Quelques moments de lucidité d’Édouard nous permettront d’assister à des déclarations d’amour d’une grande sincérité venant d’un homme qui n’a plus rien à perdre. Alors qu’Isabelle tentera de profiter des derniers moments avec son père, de profiter de l’instant présent… qui de toute façon, sera rapidement oublié. À travers tout ça, Patrick tentera d’amadouer son beau-père avec patience et beaucoup de dérision.

 

Des acteurs impressionnants

Le texte de François Archambault est d’une grande sensibilité et d’une aussi grande intelligence – comme la scène où Patrick se lance dans la célèbre tirade du nez de Cyrano de Bergerac, en version voyage dans l’espace est délectable — et surtout, il est porté par de grands comédiens qui ont su livrer une performance toute en nuance. Marie-Johanne Tremblay, Marie-Hélène Thibeaut, Claude Despins et Emmanuelle Lussier-Martinez (une belle découverte) sont tous vibrants de vérité, jouant habilement avec les nuances.
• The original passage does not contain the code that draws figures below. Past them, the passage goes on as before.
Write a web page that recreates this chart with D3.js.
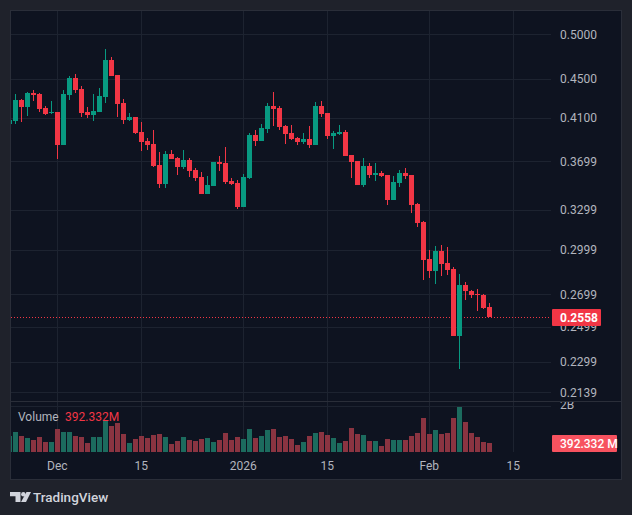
<!DOCTYPE html>
<html><head><meta charset="utf-8">
<script src="https://cdn.jsdelivr.net/npm/d3@7"></script>
<style>
html,body{margin:0;padding:0;background:#1f222b;}
svg{display:block;font-family:Roboto,"Noto Sans",sans-serif;}
</style>
</head><body>
<svg id="c" width="632" height="515"></svg>
<script>
// ---------- DATA ----------
const dates = [
"2025-11-23","2025-11-24","2025-11-25","2025-11-26","2025-11-27","2025-11-28","2025-11-29","2025-11-30",
"2025-12-01","2025-12-02","2025-12-03","2025-12-04","2025-12-05","2025-12-06","2025-12-07","2025-12-08","2025-12-09","2025-12-10",
"2025-12-11","2025-12-12","2025-12-13","2025-12-14","2025-12-15","2025-12-16","2025-12-17","2025-12-18","2025-12-19","2025-12-20",
"2025-12-21","2025-12-22","2025-12-23","2025-12-24","2025-12-25","2025-12-26","2025-12-27","2025-12-28","2025-12-29","2025-12-30","2025-12-31",
"2026-01-01","2026-01-02","2026-01-03","2026-01-04","2026-01-05","2026-01-06","2026-01-07","2026-01-08","2026-01-09","2026-01-10",
"2026-01-11","2026-01-12","2026-01-13","2026-01-14","2026-01-15","2026-01-16","2026-01-17","2026-01-18","2026-01-19","2026-01-20",
"2026-01-21","2026-01-22","2026-01-23","2026-01-24","2026-01-25","2026-01-26","2026-01-27","2026-01-28","2026-01-29","2026-01-30","2026-01-31",
"2026-02-01","2026-02-02","2026-02-03","2026-02-04","2026-02-05","2026-02-06","2026-02-07","2026-02-08","2026-02-09","2026-02-10","2026-02-11"
];
const opens = [
0.4042,0.4073,0.4279,0.4211,0.4350,0.4340,0.4201,0.4146,
0.4158,0.3845,0.4330,0.4508,0.4392,0.4158,0.4129,0.4158,0.4309,0.4704,
0.4540,0.4248,0.4080,0.4109,0.3966,0.3882,0.3855,0.3667,0.3506,0.3764,
0.3729,0.3650,0.3711,0.3624,0.3564,0.3423,0.3489,0.3693,0.3685,0.3531,0.3514,
0.3319,0.3556,0.3938,0.3882,0.3994,0.4218,0.4198,0.4023,0.3956,0.3910,
0.3873,0.3900,0.3845,0.4218,0.4149,0.3928,0.3947,0.3966,0.3755,0.3702,
0.3497,0.3659,0.3581,0.3598,0.3581,0.3375,0.3514,0.3598,0.3581,0.3343,0.3203,
0.2934,0.2852,0.2990,0.2907,0.2865,0.2444,0.2759,0.2720,0.2700,0.2694,0.2618
];
const highs = [
0.4100,0.4340,0.4289,0.4361,0.4381,0.4350,0.4218,0.4268,
0.4158,0.4381,0.4529,0.4551,0.4423,0.4208,0.4340,0.4402,0.4829,0.4738,
0.4540,0.4289,0.4149,0.4109,0.4061,0.3910,0.3985,0.3782,0.3791,0.3800,
0.3737,0.3800,0.3729,0.3641,0.3607,0.3573,0.3693,0.3746,0.3827,0.3556,0.3539,
0.3590,0.3956,0.3985,0.4042,0.4248,0.4361,0.4218,0.4032,0.4032,0.3919,
0.3956,0.4023,0.4258,0.4268,0.4149,0.3975,0.4032,0.3985,0.3755,0.3702,
0.3729,0.3685,0.3685,0.3615,0.3581,0.3573,0.3624,0.3641,0.3581,0.3351,0.3211,
0.2998,0.3026,0.3033,0.3019,0.2879,0.2832,0.2778,0.2726,0.2733,0.2700,0.2643
];
const lows = [
0.4032,0.4042,0.4064,0.4122,0.4272,0.4161,0.4129,0.4139,
0.3720,0.3845,0.4279,0.4350,0.4109,0.4100,0.4071,0.4158,0.4248,0.4529,
0.4109,0.4042,0.4071,0.3947,0.3791,0.3800,0.3650,0.3473,0.3473,0.3720,
0.3581,0.3633,0.3564,0.3531,0.3423,0.3423,0.3489,0.3615,0.3506,0.3497,0.3304,
0.3319,0.3547,0.3836,0.3882,0.3956,0.4023,0.3985,0.3855,0.3891,0.3845,
0.3855,0.3818,0.3845,0.4109,0.3900,0.3809,0.3938,0.3746,0.3556,0.3497,
0.3481,0.3556,0.3531,0.3564,0.3335,0.3375,0.3481,0.3547,0.3273,0.3166,0.2792,
0.2805,0.2765,0.2818,0.2825,0.2444,0.2260,0.2662,0.2675,0.2594,0.2606,0.2558
];
const closes = [
0.4080,0.4279,0.4211,0.4350,0.4330,0.4188,0.4139,0.4158,
0.3845,0.4340,0.4508,0.4381,0.4149,0.4129,0.4168,0.4319,0.4704,0.4529,
0.4238,0.4080,0.4109,0.3956,0.3873,0.3845,0.3659,0.3506,0.3764,0.3720,
0.3650,0.3711,0.3615,0.3556,0.3423,0.3497,0.3693,0.3676,0.3522,0.3506,0.3319,
0.3564,0.3938,0.3882,0.4004,0.4218,0.4188,0.4013,0.3947,0.3900,0.3873,
0.3900,0.3845,0.4218,0.4139,0.3928,0.3956,0.3966,0.3746,0.3693,0.3497,
0.3659,0.3581,0.3598,0.3573,0.3375,0.3522,0.3598,0.3573,0.3335,0.3196,0.2927,
0.2852,0.2990,0.2900,0.2859,0.2444,0.2759,0.2720,0.2694,0.2694,0.2612,0.2558
];
// volume in millions
const volumes = [
696,870,696,608,522,653,435,435,
1000,870,870,696,653,391,653,653,1348,1130,
1261,782,391,565,696,608,739,782,653,348,
479,653,522,479,565,608,435,522,826,522,653,
565,1000,608,696,956,1000,653,696,565,305,
435,696,826,870,739,608,391,479,1044,782,
739,479,479,260,565,522,522,522,696,826,1478,
782,956,782,826,1478,1957,1304,826,653,435,392.332
];
const priceTicks = [0.5000,0.4500,0.4100,0.3699,0.3299,0.2999,0.2699,0.2499,0.2299,0.2139];
const priceTickLabels = ["0.5000","0.4500","0.4100","0.3699","0.3299","0.2999","0.2699","0.2499","0.2299","0.2139"];
const timeTicks = ["2025-12-01","2025-12-15","2026-01-01","2026-01-15","2026-02-01","2026-02-15"];
const timeTickLabels = ["Dec","15","2026","15","Feb","15"];
const volumeTicks = [2000];
const volumeTickLabels = ["2B"];
const lastPrice = 0.2558;
const lastPriceLabel = "0.2558";
const lastVolumeLabel = "392.332 M";
const volumeLegendValue = "392.332M";

// ---------- LAYOUT ----------
const C = {
  outer:"#1f222b", bg:"#0e1320", border:"#2a2e39", grid:"#1d2330",
  text:"#b2b5be", up:"#089981", down:"#f23645", upVol:"#1c6b5e", downVol:"#8a3441"
};
const L = {left:10, right:551, top:10, paneBottom:401, volBottom:452, outerRight:621, outerBottom:479};

const parse = d3.utcParse("%Y-%m-%d");
const data = dates.map((d,i)=>({date:parse(d),o:opens[i],h:highs[i],l:lows[i],c:closes[i],v:volumes[i]}));

const svg = d3.select("#c");
svg.append("rect").attr("width",632).attr("height",515).attr("fill",C.outer);
svg.append("rect").attr("x",L.left+0.5).attr("y",L.top+0.5)
  .attr("width",L.outerRight-L.left).attr("height",L.outerBottom-L.top)
  .attr("fill",C.bg).attr("stroke",C.border);

const x = d3.scaleUtc()
  .domain([parse("2025-11-23"), parse("2026-02-21")])
  .range([9.3, 549.3]);
const y = d3.scaleLog().domain([0.2095,0.5297]).range([L.paneBottom, L.top]);
const yv = d3.scaleLinear().domain([0,2000]).range([L.volBottom, 406]);

const defs = svg.append("defs");
defs.append("clipPath").attr("id","pane").append("rect")
  .attr("x",L.left+1).attr("y",L.top+1).attr("width",L.right-L.left-1).attr("height",L.paneBottom-L.top-1);
defs.append("clipPath").attr("id","vpane").append("rect")
  .attr("x",L.left+1).attr("y",L.paneBottom+1).attr("width",L.right-L.left-1).attr("height",L.volBottom-L.paneBottom);
defs.append("clipPath").attr("id","vaxis").append("rect")
  .attr("x",L.right).attr("y",L.paneBottom+1).attr("width",70).attr("height",60);

// grid
const g = svg.append("g");
g.selectAll(".hg").data(priceTicks).join("line")
  .attr("x1",L.left+1).attr("x2",L.right)
  .attr("y1",d=>Math.round(y(d))+0.5).attr("y2",d=>Math.round(y(d))+0.5)
  .attr("stroke",C.grid);
g.selectAll(".vg").data(timeTicks).join("line")
  .attr("x1",d=>Math.round(x(parse(d)))+0.5).attr("x2",d=>Math.round(x(parse(d)))+0.5)
  .attr("y1",L.top+1).attr("y2",L.volBottom)
  .attr("stroke",C.grid);
g.selectAll(".vgh").data(volumeTicks).join("line")
  .attr("x1",L.left+1).attr("x2",L.right)
  .attr("y1",d=>Math.round(yv(d))+0.5).attr("y2",d=>Math.round(yv(d))+0.5)
  .attr("stroke",C.grid);
// pane separator
svg.append("line").attr("x1",L.left+1).attr("x2",L.outerRight)
  .attr("y1",L.paneBottom+0.5).attr("y2",L.paneBottom+0.5).attr("stroke",C.border);

// last price dotted line
svg.append("line").attr("clip-path","url(#pane)")
  .attr("x1",L.left+1).attr("x2",L.right)
  .attr("y1",Math.round(y(lastPrice))+0.5).attr("y2",Math.round(y(lastPrice))+0.5)
  .attr("stroke",C.down).attr("stroke-dasharray","1,2");

// candles
const cg = svg.append("g").attr("clip-path","url(#pane)");
const cand = cg.selectAll("g").data(data).join("g");
cand.append("rect")
  .attr("x",d=>Math.round(x(d.date)-2.5)+2).attr("width",1)
  .attr("y",d=>Math.round(y(d.h))).attr("height",d=>Math.max(1,Math.round(y(d.l))-Math.round(y(d.h))))
  .attr("fill",d=>d.c>=d.o?C.up:C.down);
cand.append("rect")
  .attr("x",d=>Math.round(x(d.date)-2.5)).attr("width",5)
  .attr("y",d=>Math.round(y(Math.max(d.o,d.c))))
  .attr("height",d=>Math.max(1,Math.round(y(Math.min(d.o,d.c)))-Math.round(y(Math.max(d.o,d.c)))))
  .attr("fill",d=>d.c>=d.o?C.up:C.down);

// volume
svg.append("g").attr("clip-path","url(#vpane)")
  .selectAll("rect").data(data).join("rect")
  .attr("x",d=>Math.round(x(d.date)-2.5)).attr("width",5)
  .attr("y",d=>Math.round(yv(d.v))).attr("height",d=>L.volBottom-Math.round(yv(d.v)))
  .attr("fill",d=>d.c>=d.o?C.upVol:C.downVol);

// price axis labels
svg.append("g").selectAll("text").data(priceTicks).join("text")
  .attr("x",560).attr("y",d=>y(d)).attr("dy","0.36em")
  .attr("fill",C.text).attr("font-size",12)
  .text((d,i)=>priceTickLabels[i]);
// volume axis labels
svg.append("g").attr("clip-path","url(#vaxis)").selectAll("text").data(volumeTicks).join("text")
  .attr("x",560).attr("y",d=>yv(d)-1).attr("dy","0.36em")
  .attr("fill",C.text).attr("font-size",12)
  .text((d,i)=>volumeTickLabels[i]);

// last price box
const yl = Math.round(y(lastPrice))+0.5;
svg.append("rect").attr("x",552).attr("y",yl-8.5).attr("width",49).attr("height",17).attr("rx",1).attr("fill",C.down);
svg.append("text").attr("x",560).attr("y",yl).attr("dy","0.36em").attr("fill","#ffffff")
  .attr("font-size",12).attr("font-weight",700).text(lastPriceLabel);

// last volume box
const yvl = Math.round(yv(volumes[volumes.length-1]));
svg.append("rect").attr("x",552).attr("y",yvl-8).attr("width",65).attr("height",17).attr("rx",1).attr("fill","#f7525f");
svg.append("text").attr("x",560).attr("y",yvl+0.5).attr("dy","0.36em").attr("fill","#ffffff")
  .attr("font-size",12).attr("font-weight",500).text(lastVolumeLabel);

// time axis labels
svg.append("g").selectAll("text").data(timeTicks).join("text")
  .attr("x",d=>x(parse(d))).attr("y",466).attr("dy","0.36em").attr("text-anchor","middle")
  .attr("fill",C.text).attr("font-size",12)
  .text((d,i)=>timeTickLabels[i]);

// volume legend
const lg = svg.append("text").attr("x",18).attr("y",417).attr("dy","0.36em").attr("font-size",12);
lg.append("tspan").attr("fill",C.text).text("Volume");
lg.append("tspan").attr("x",65).attr("fill",C.down).text(volumeLegendValue);

// TradingView logo
const logo = svg.append("g").attr("fill","#d1d4dc");
logo.append("path").attr("d","M10,492 H20.5 V502 H15.5 V496.2 H10 Z");
logo.append("circle").attr("cx",23.3).attr("cy",494.2).attr("r",2.2);
logo.append("path").attr("d","M26.5,492 H31 L26,502 H21 Z");
svg.append("text").attr("x",33).attr("y",497).attr("dy","0.36em").attr("font-size",13.5)
  .attr("font-weight",500).attr("fill","#d1d4dc").text("TradingView");
</script>
</body></html>
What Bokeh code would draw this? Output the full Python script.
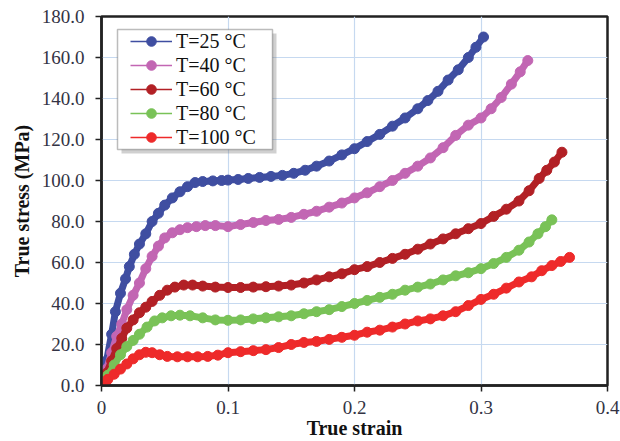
from bokeh.plotting import figure
from bokeh.models import Range1d, FixedTicker, NumeralTickFormatter, Legend, LegendItem, BoxAnnotation
from bokeh.embed import file_html
from bokeh.resources import INLINE

# ---- data ----
x25 = [0, 0.004, 0.008, 0.011, 0.015, 0.019, 0.022, 0.026, 0.030, 0.035, 0.040, 0.045, 0.050, 0.056, 0.062,
       0.068, 0.074, 0.080, 0.088, 0.095, 0.100, 0.108, 0.116, 0.125, 0.134, 0.143, 0.152, 0.161, 0.170, 0.180,
       0.190, 0.200, 0.210, 0.220, 0.230, 0.240, 0.250, 0.258, 0.266, 0.274, 0.282, 0.290, 0.296, 0.302]
y25 = [0, 12, 25, 36, 45, 52, 58, 64, 69, 74, 80, 84, 88, 91.5, 94.5,
       97, 99, 99.5, 99.8, 100, 100.2, 100.5, 101, 101.5, 102, 102.5, 103.5, 105, 107, 109.5,
       112.5, 115.5, 119, 122.5, 126.5, 130.5, 135, 139, 143.5, 149, 154, 160, 165, 170]

x40 = [0, 0.004, 0.008, 0.012, 0.016, 0.020, 0.025, 0.030, 0.035, 0.040, 0.045, 0.050, 0.056, 0.062, 0.068,
       0.075, 0.082, 0.090, 0.100, 0.110, 0.120, 0.130, 0.140, 0.150, 0.160, 0.170, 0.180, 0.190, 0.200, 0.210,
       0.220, 0.230, 0.240, 0.250, 0.260, 0.270, 0.280, 0.290, 0.300, 0.308, 0.316, 0.324, 0.331, 0.337]
y40 = [0, 8, 16, 24, 30, 37, 44, 50, 57, 63, 68, 72, 74.5, 76, 77,
       77.5, 78, 78, 77.5, 78.5, 79.5, 80.5, 81, 82, 83.5, 85, 87, 89, 91.5, 94,
       97, 100, 103.5, 107, 111, 116, 122, 127, 130.5, 135, 140.5, 147, 153, 158.5]

x60 = [0, 0.004, 0.008, 0.012, 0.016, 0.020, 0.025, 0.030, 0.035, 0.040, 0.046, 0.052, 0.058, 0.065, 0.072,
       0.080, 0.090, 0.100, 0.110, 0.120, 0.130, 0.140, 0.150, 0.160, 0.170, 0.180, 0.190, 0.200, 0.210, 0.220,
       0.230, 0.240, 0.250, 0.260, 0.270, 0.280, 0.290, 0.300, 0.310, 0.320, 0.330, 0.338, 0.346, 0.352, 0.358, 0.364]
y60 = [0, 6, 12, 18, 23, 28, 32, 35.5, 38.2, 41, 44, 46.5, 48, 49, 49,
       48.5, 48, 47.8, 47.8, 48, 48.2, 48.5, 49, 50, 51.5, 53, 54.5, 56.5, 58, 60,
       62, 64, 66.5, 69, 71.5, 74, 76.5, 79, 82.5, 86, 90, 95, 101, 105, 109, 113.8]

x80 = [0, 0.005, 0.010, 0.015, 0.020, 0.025, 0.030, 0.036, 0.042, 0.048, 0.055, 0.062, 0.070, 0.080, 0.090,
       0.100, 0.110, 0.120, 0.130, 0.140, 0.150, 0.160, 0.170, 0.180, 0.190, 0.200, 0.210, 0.220, 0.230, 0.240,
       0.250, 0.260, 0.270, 0.280, 0.290, 0.300, 0.310, 0.320, 0.330, 0.338, 0.345, 0.351, 0.356]
y80 = [0, 5, 10, 15, 19, 22, 25, 28.5, 31.5, 33, 34, 34.3, 34, 33, 32,
       31.8, 32, 32.5, 33, 33.5, 34, 35, 36, 37, 38.5, 40, 41.5, 43, 44.5, 46.5,
       48, 49.5, 51.5, 53.5, 55, 57, 59.5, 62.5, 66, 70, 74, 77.5, 80.8]

x100 = [0, 0.005, 0.010, 0.015, 0.020, 0.025, 0.030, 0.035, 0.040, 0.046, 0.052, 0.060, 0.068, 0.076, 0.084,
        0.092, 0.100, 0.110, 0.120, 0.130, 0.140, 0.150, 0.160, 0.170, 0.180, 0.190, 0.200, 0.210, 0.220, 0.230,
        0.240, 0.250, 0.260, 0.270, 0.280, 0.290, 0.300, 0.310, 0.320, 0.330, 0.340, 0.348, 0.356, 0.363, 0.370]
y100 = [0, 3, 5.5, 8, 10.5, 13, 15, 16.2, 16, 15, 14.2, 14, 14, 14, 14.2,
        14.8, 16, 16.5, 17, 17.5, 18.5, 20, 21, 21.5, 22.5, 23.5, 24.5, 26, 27, 28.5,
        30, 31.5, 32.5, 34, 36, 39, 42, 44.5, 47.5, 50.5, 53, 56, 58.5, 60.5, 62.5]

labels = ["T=25 °C", "T=40 °C", "T=60 °C", "T=80 °C", "T=100 °C"]
colors = ["#3f4ea1", "#c266b3", "#b22025", "#79c257", "#ee2a2a"]
x_ticks = [0, 0.1, 0.2, 0.3, 0.4]
y_ticks = [0, 20, 40, 60, 80, 100, 120, 140, 160, 180]

series = [(x25, y25), (x40, y40), (x60, y60), (x80, y80), (x100, y100)]

FONT = "Liberation Serif"
TICK_COLOR = "#333344"

p = figure(width=620, height=441, output_backend="svg", toolbar_location=None,
           x_range=Range1d(0, 0.4), y_range=Range1d(0, 180),
           min_border_left=101, min_border_right=13, min_border_top=16, min_border_bottom=56)

p.background_fill_color = "white"
p.border_fill_color = "white"
p.outline_line_color = "#222222"
p.outline_line_width = 2.5

for ax in (p.xaxis[0], p.yaxis[0]):
    ax.axis_line_color = "#222222"
    ax.axis_line_width = 2.5
    ax.major_tick_line_color = "#222222"
    ax.major_tick_line_width = 1.5
    ax.major_tick_out = 6
    ax.major_tick_in = 0
    ax.minor_tick_line_color = None
    ax.major_label_text_font = FONT
    ax.major_label_text_font_size = "19px"
    ax.major_label_text_color = TICK_COLOR
    ax.axis_label_text_font = FONT
    ax.axis_label_text_font_size = "20px"
    ax.axis_label_text_font_style = "bold"
    ax.axis_label_text_color = "#111111"

p.xaxis[0].ticker = FixedTicker(ticks=x_ticks)
p.yaxis[0].ticker = FixedTicker(ticks=y_ticks)
p.xaxis[0].formatter = NumeralTickFormatter(format="0.[0]")
p.yaxis[0].formatter = NumeralTickFormatter(format="0.0")
p.xaxis[0].axis_label = "True strain"
p.yaxis[0].axis_label = "True stress (MPa)"
p.xaxis[0].axis_label_standoff = 0
p.yaxis[0].axis_label_standoff = 6
p.xaxis[0].major_label_standoff = 9
p.yaxis[0].major_label_standoff = 11

p.xgrid.grid_line_color = "#c6d9f0"
p.ygrid.grid_line_color = "#c6d9f0"
p.xgrid.grid_line_width = 1.2
p.ygrid.grid_line_width = 1.2

items = []
for (xs, ys), lab, col in zip(series, labels, colors):
    p.line(xs, ys, line_color=col, line_width=7)
    sc = p.scatter(xs, ys, size=10, fill_color=col, line_color=col)
    dummy = p.line([-1, -0.5], [-1, -1], line_color=col, line_width=1.5)
    items.append(LegendItem(label=lab, renderers=[dummy, sc]))

# legend frame with soft shadow (frame-relative screen units)
shadow = BoxAnnotation(left=20, right=175, top=352, bottom=232,
                       left_units="screen", right_units="screen", top_units="screen", bottom_units="screen",
                       fill_color="#777777", fill_alpha=0.35, line_color=None, level="annotation")
p.add_layout(shadow)
frame_box = BoxAnnotation(left=16, right=171, top=356, bottom=236,
                          left_units="screen", right_units="screen", top_units="screen", bottom_units="screen",
                          fill_color="white", fill_alpha=1.0, line_color="#222222", line_width=1.5,
                          level="annotation")
p.add_layout(frame_box)

legend = Legend(items=items, location=(29, 236))
legend.label_text_font = FONT
legend.label_text_font_size = "20px"
legend.label_text_color = "#111111"
legend.glyph_width = 42
legend.glyph_height = 24
legend.label_height = 24
legend.label_standoff = 4
legend.spacing = 0
legend.padding = 0
legend.margin = 0
legend.border_line_color = None
legend.background_fill_alpha = 0.0
p.add_layout(legend, "center")

open("out.html", "w").write(file_html(p, INLINE))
Tu te souviendras de moi - ph S ONeill[1] 03Impossible de ne pas parler de Guy Nadon, à la fois bouleversant et drôle. Un moment, son Édouard est plein d’humour, malicieux, vif d’esprit et un peu « haïssable » même. Dès l’instant d’après l’homme est désemparé, prisonnier de sa maladie.

Une performance difficile à oublier tant elle est sentie, difficile de rester indifférent devant tant de talent. L’émotion habitait visiblement le comédien, émotion que l’assistance partageait avec lui, lorsqu’il a accepté les nombreux applaudissements de la foule.

Il fait du bien de voir une pièce de théâtre traiter d’un sujet aussi triste que la maladie d’Alzheimer avec autant de légèreté et d’humour. Bien étrangement, c’est assez paisiblement que l’on ressort de la salle, une fois les lumières éteintes. La force de Tu souviendras de moi réside bien sûr dans la qualité du texte et de ses interprètes; et, surtout, dans la finesse de tous ces petits moments parfois cocasses, parfois tristes qui font qu’on ne voit pas le temps filer.